Genshaft's annual address sticks to the high pointsBy ANITA KUMAR, Times Staff Writer
© St. Petersburg Times
published September 20, 2002
TAMPA -- University of South Florida president Judy Genshaft announced a new program Thursday to give pay raises to 100 top faculty members and a successful year of research that brought in record-breaking dollars last year.
In her annual address to the university community, Genshaft focused on USF's new and successful programs without mentioning two headline-grabbing controversies that have rocked the campus in recent months.
She merely alluded to the problems of suspended Palestinian professor Sami Al-Arian and racial discrimination charges in the athletic department, and the rough couple of years she has had.
"I've always said that big universities have big challenges; I just didn't know they would all come at once," she said. "The fact is, very few universities have ever undertaken a transformation as dramatic and rapid as USF's. This means we celebrate successes and take on challenges at a faster pace than other institutions."
Genshaft, speaking from the ballroom at the student union, told staff and students about a program she created to increase faculty salaries and remain competitive with other schools. One hundred tenured or tenure-track faculty will be given raises of 8 to 10 percent.
She also stressed that faculty received $207-million in external research funding, an increase of 20 percent in two years and the first time the university passed the $200-million mark.

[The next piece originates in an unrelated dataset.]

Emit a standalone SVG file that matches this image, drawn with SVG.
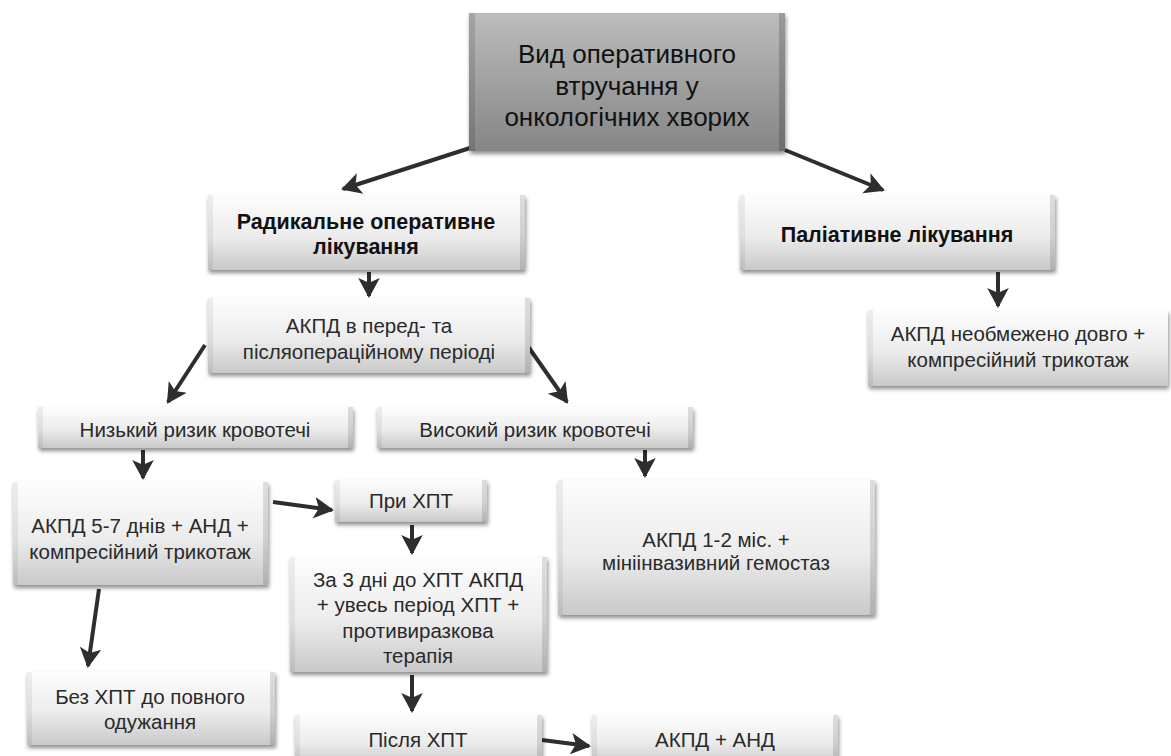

"Our competitiveness in the national arena is an important gauge of USF's rising academic stature," she said. "More significant, research funds enable USF to improve the quality of life for the people of Florida in ways that would not be possible otherwise."
Genshaft also outlined other achievements, including a retention task force to examine factors such as academic advising and class loads and developing autonomous campuses in St. Petersburg, Sarasota and Lakeland.
USF has a record 39,170 students this year, a 5 percent increase over last year.